Bob Gurwin was the enemy because we kind of knew him. He worked on some of our projects - a TOS for this, helping us find the right person for Trademarking. He turned into a legal turncoat, working for the man telling us that we were “out of process.” We spent a couple months on conference calls with the enemy as they tried to understand why a group of employees would build an app outside of the company? It was a painful time. I’ll admit I never experienced anything like it.
Under normal circumstances, this would create a healthy grudge built on anger and misunderstanding. Except that right in the middle of it, Bob Gurwin friended me on Instagram. I scoffed, “Gurwin friended me on Instagram. Can you believe that?” My co-workers shook their head. “I should reject that request, right?” People shrugged their shoulders. “If I accept that friend request isn’t that saying it’s all okay? That I want to be his friend?” Again, people shrugged their shoulders. I sat on it for a couple of days and then in a fit of optimism I said “fuck it” and hit the accept button.
If that wasn’t bad enough, it turned out that Bob Gurwin really loved Instagram. He’d comment on how cute my kids were, he’d compliment me, he’d make fun of me, he’d tell me stories. I got insight into his life, his partner, his love of Disney (don’t ask me why) and just his general Gurwin-ness. We soon became Facebook friends too. I dare say that we actually became friends. We never talked about the legal issues we were having on Instagram or Facebook. I was still upset but I cared about him. I still do. It made things easier - I could trust him because I knew him. I knew that he wasn’t being intentionally malicious or evil.
Bob Gurwin works in Dulles, Virginia. We had never met each other. Guess it makes sense why there was so much misunderstanding between us initially. That happens a lot. People working together remotely who had never actually met each other. Easy to judge people when you don’t really know them. I’ve sure done it. But, I did finally meet Bob Gurwin. It was right at the end of my AOL career. He was visiting Palo Alto.
I remember the feeling. This guy that looked exactly like the Bob Gurwin on Instagram came right up to me and gave me a hug. I reacted the only way I could - I hugged him back. It was an inspiring moment for me. In the end, I made mistakes, they played their legal roles too well and it pushed me to my next startup. But, I don’t think I ever would have reached that conclusion if Bob Gurwin hadn’t friended me on Instagram. The humanity of a social tool is what brought clarity.
But, what were the chances that was all going to happen? How many business relationships are soured because we don’t understand each other as PEOPLE? All the business collaboration tools are focused on “productivity” and “file sharing.” What’s more important - a powerpoint or a picture of your cute kid? Or that mountain biking trip you took last weekend? Or an open invitation to lunch? What gets to the heart of collaboration - the business objects or the social objects?

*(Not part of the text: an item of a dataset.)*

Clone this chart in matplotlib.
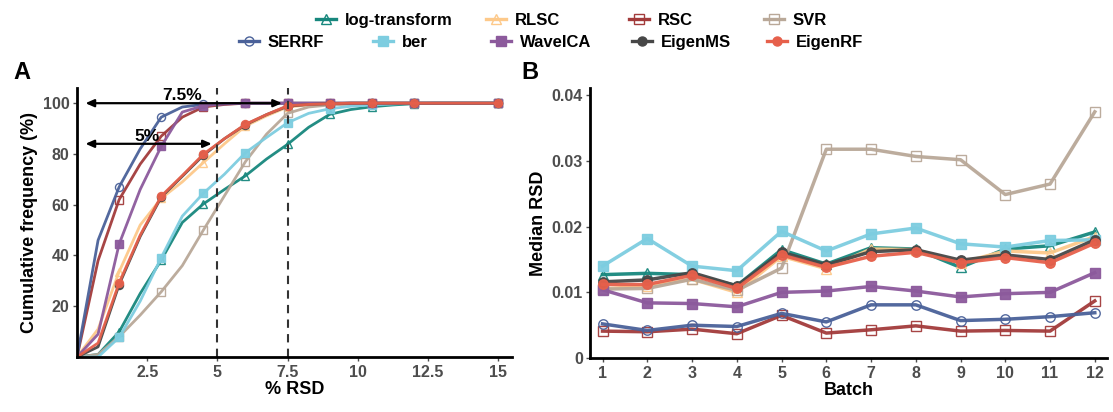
import matplotlib
matplotlib.use("Agg")
import matplotlib.pyplot as plt
from matplotlib.lines import Line2D

plt.rcParams['font.family'] = ['Liberation Sans', 'DejaVu Sans']
plt.rcParams['font.weight'] = 'bold'

# ---------------- data ----------------
methods = ["log-transform", "RLSC", "RSC", "SVR", "SERRF", "ber", "WaveICA", "EigenMS", "EigenRF"]

rsd_x = [0, 0.75, 1.5, 2.25, 3, 3.75, 4.5, 5.25, 6, 6.75, 7.5, 8.25, 9, 9.75,
         10.5, 11.25, 12, 12.75, 13.5, 14.25, 15]

cum_log = [0, 1, 9.9, 25, 38.2, 53, 60.3, 66, 71.4, 78, 83.8, 90.5, 95.6, 97.5,
           98.6, 99.3, 99.8, 100, 100, 100, 100]
cum_rlsc = [0, 11, 33.6, 52, 62.5, 69, 76.6, 84, 91, 95, 98.5, 99.3, 99.7, 100,
            100, 100, 100, 100, 100, 100, 100]
cum_rsc = [0, 38, 62, 76, 87, 94.5, 98.5, 99.5, 100, 100, 100, 100, 100, 100,
           100, 100, 100, 100, 100, 100, 100]
cum_svr = [0, 1, 8, 16.5, 25.7, 36, 50, 63.5, 77, 87.8, 96, 98.5, 99.3, 99.6,
           99.7, 99.8, 100, 100, 100, 100, 100]
cum_serrf = [0, 46, 67, 82, 94.5, 98.5, 99.5, 99.8, 100, 100, 100, 100, 100, 100,
             100, 100, 100, 100, 100, 100, 100]
cum_ber = [0, 0, 7.7, 22, 39.2, 55.5, 64.5, 72, 80.5, 86.5, 92.3, 96, 97.8, 98.8,
           99.3, 99.7, 100, 100, 100, 100, 100]
cum_wave = [0, 9, 44.5, 66, 83, 96.5, 99, 99.7, 100, 100, 100, 100, 100, 100,
            100, 100, 100, 100, 100, 100, 100]
cum_eigms = [0, 4, 28.5, 47.5, 63, 71.2, 79.5, 86, 91.5, 95.5, 98.8, 99.5, 99.8, 100,
             100, 100, 100, 100, 100, 100, 100]
cum_eigrf = [0, 5.5, 29.2, 48, 63.4, 71.5, 79.9, 86, 91.7, 95.5, 99, 99.5, 99.8, 100,
             100, 100, 100, 100, 100, 100, 100]

batch = [1, 2, 3, 4, 5, 6, 7, 8, 9, 10, 11, 12]
med_log = [0.0127, 0.0129, 0.0127, 0.0110, 0.0165, 0.0143, 0.0168, 0.0166, 0.0138, 0.0166, 0.0171, 0.0192]
med_rlsc = [0.0105, 0.0110, 0.0120, 0.0100, 0.0155, 0.0136, 0.0166, 0.0165, 0.0145, 0.0163, 0.0160, 0.0185]
med_rsc = [0.0041, 0.0040, 0.0044, 0.0037, 0.0065, 0.0038, 0.0043, 0.0049, 0.0041, 0.0042, 0.0041, 0.0087]
med_svr = [0.0105, 0.0106, 0.0120, 0.0103, 0.0137, 0.0318, 0.0318, 0.0307, 0.0302, 0.0249, 0.0265, 0.0375]
med_serrf = [0.0052, 0.0042, 0.0050, 0.0048, 0.0068, 0.0055, 0.0081, 0.0081, 0.0057, 0.0059, 0.0063, 0.0069]
med_ber = [0.0140, 0.0182, 0.0140, 0.0133, 0.0193, 0.0163, 0.0189, 0.0198, 0.0174, 0.0169, 0.0179, 0.0180]
med_wave = [0.0104, 0.0084, 0.0083, 0.0078, 0.0100, 0.0102, 0.0109, 0.0102, 0.0093, 0.0098, 0.0100, 0.0130]
med_eigms = [0.0116, 0.0119, 0.0130, 0.0110, 0.0161, 0.0142, 0.0162, 0.0165, 0.0149, 0.0157, 0.0150, 0.0180]
med_eigrf = [0.0112, 0.0112, 0.0126, 0.0106, 0.0157, 0.0138, 0.0155, 0.0161, 0.0145, 0.0153, 0.0145, 0.0175]

cum_series = [cum_log, cum_rlsc, cum_rsc, cum_svr, cum_serrf, cum_ber, cum_wave, cum_eigms, cum_eigrf]
med_series = [med_log, med_rlsc, med_rsc, med_svr, med_serrf, med_ber, med_wave, med_eigms, med_eigrf]

colors = ["#17877D", "#FDC98A", "#A23B3B", "#B9A898", "#4A6199", "#7DCDE0", "#8C5A9C", "#474747", "#E6604B"]
markers = ["^", "^", "s", "s", "o", "s", "s", "o", "o"]
filled = [False, False, False, False, False, True, True, True, True]

mark_idx = [2, 4, 6, 8, 10, 12, 14, 16, 20]

W, H = 1113, 412
fig = plt.figure(figsize=(W / 100, H / 100), dpi=100)
axA = fig.add_axes([0.0692, 0.1335, 0.391, 0.653])
axB = fig.add_axes([0.5305, 0.131, 0.464, 0.655])

tick_color = "#4D4D4D"

def style(ax):
    for s in ["top", "right"]:
        ax.spines[s].set_visible(False)
    for s in ["left", "bottom"]:
        ax.spines[s].set_linewidth(2.0)
        ax.spines[s].set_color("black")
    ax.tick_params(axis="both", colors=tick_color, labelsize=11.5, length=3, width=1,
                   labelcolor=tick_color, pad=2.5)
    for lab in ax.get_xticklabels() + ax.get_yticklabels():
        lab.set_fontweight("bold")

# Panel A
for ys, c, m, f in zip(cum_series, colors, markers, filled):
    axA.plot(rsd_x, ys, color=c, lw=2.0, marker=m, markevery=mark_idx, ms=5.8,
             mfc=(c if f else "none"), mec=c, mew=1.0, alpha=0.95)
axA.axvline(5, color="#333333", ls=(0, (4, 3)), lw=1.5)
axA.axvline(7.5, color="#333333", ls=(0, (4, 3)), lw=1.5)
axA.annotate("", xy=(4.8, 84), xytext=(0.3, 84),
             arrowprops=dict(arrowstyle="<|-|>,head_length=0.5,head_width=0.22", color="black", lw=1.6,
                             shrinkA=0, shrinkB=0))
axA.annotate("", xy=(7.3, 100), xytext=(0.3, 100),
             arrowprops=dict(arrowstyle="<|-|>,head_length=0.5,head_width=0.22", color="black", lw=1.6,
                             shrinkA=0, shrinkB=0))
axA.text(2.5, 87, "5%", ha="center", va="center", fontsize=12.5, fontweight="bold")
axA.text(3.75, 103, "7.5%", ha="center", va="center", fontsize=12.5, fontweight="bold")
axA.set_xlim(0, 15.5)
axA.set_ylim(0, 106)
axA.set_xticks([2.5, 5, 7.5, 10, 12.5, 15])
axA.set_xticklabels(["2.5", "5", "7.5", "10", "12.5", "15"])
axA.set_yticks([20, 40, 60, 80, 100])
axA.set_xlabel("% RSD", fontsize=13, fontweight="bold", labelpad=1)
axA.set_ylabel("Cumulative frequency (%)", fontsize=13, fontweight="bold", labelpad=3)
style(axA)

# Panel B
for ys, c, m, f in zip(med_series, colors, markers, filled):
    axB.plot(batch, ys, color=c, lw=2.5, marker=m, ms=6.8,
             mfc=(c if f else "none"), mec=c, mew=1.0, alpha=0.95)
axB.set_xlim(0.73, 12.27)
axB.set_ylim(0, 0.0411)
axB.set_xticks(batch)
axB.set_yticks([0, 0.01, 0.02, 0.03, 0.04])
axB.set_yticklabels(["0", "0.01", "0.02", "0.03", "0.04"])
axB.set_xlabel("Batch", fontsize=13, fontweight="bold", labelpad=1)
axB.set_ylabel("Median RSD", fontsize=13, fontweight="bold", labelpad=3)
style(axB)

fig.text(0.012, 0.825, "A", fontsize=17, fontweight="bold", va="center")
fig.text(0.468, 0.825, "B", fontsize=17, fontweight="bold", va="center")

# Legend (two rows, entries placed individually)
row_items = [[0, 1, 2, 3], [4, 5, 6, 7, 8]]
row_text_x = [[345, 515, 658, 793], [268, 402, 520, 661, 796]]
row_y = [19, 41]
for items, xs, yp in zip(row_items, row_text_x, row_y):
    yf = 1 - yp / H
    for i, tx in zip(items, xs):
        x0, x1 = (tx - 29) / W, (tx - 9) / W
        fig.add_artist(Line2D([x0, x1], [yf, yf], transform=fig.transFigure,
                              color=colors[i], lw=2.4))
        fig.add_artist(Line2D([(x0 + x1) / 2], [yf], transform=fig.transFigure,
                              color=colors[i], lw=0, marker=markers[i], ms=6.5,
                              mfc=(colors[i] if filled[i] else "none"), mec=colors[i], mew=1.0))
        fig.text(tx / W, yf, methods[i], ha="left", va="center_baseline",
                 fontsize=12, fontweight="bold")

fig.savefig("out.png", dpi=100)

We live in a world where the hours and places we work - even the collaborators we engage are abstracts of what we recently considered normal. In order to succeed, we’ll have to embrace a new form community, a closeness bred by social tools that are truly social - not masking themselves as collaborative enterprise tools. It’s time to bring your identity to work and feel good about it. Just like Bob Gurwin.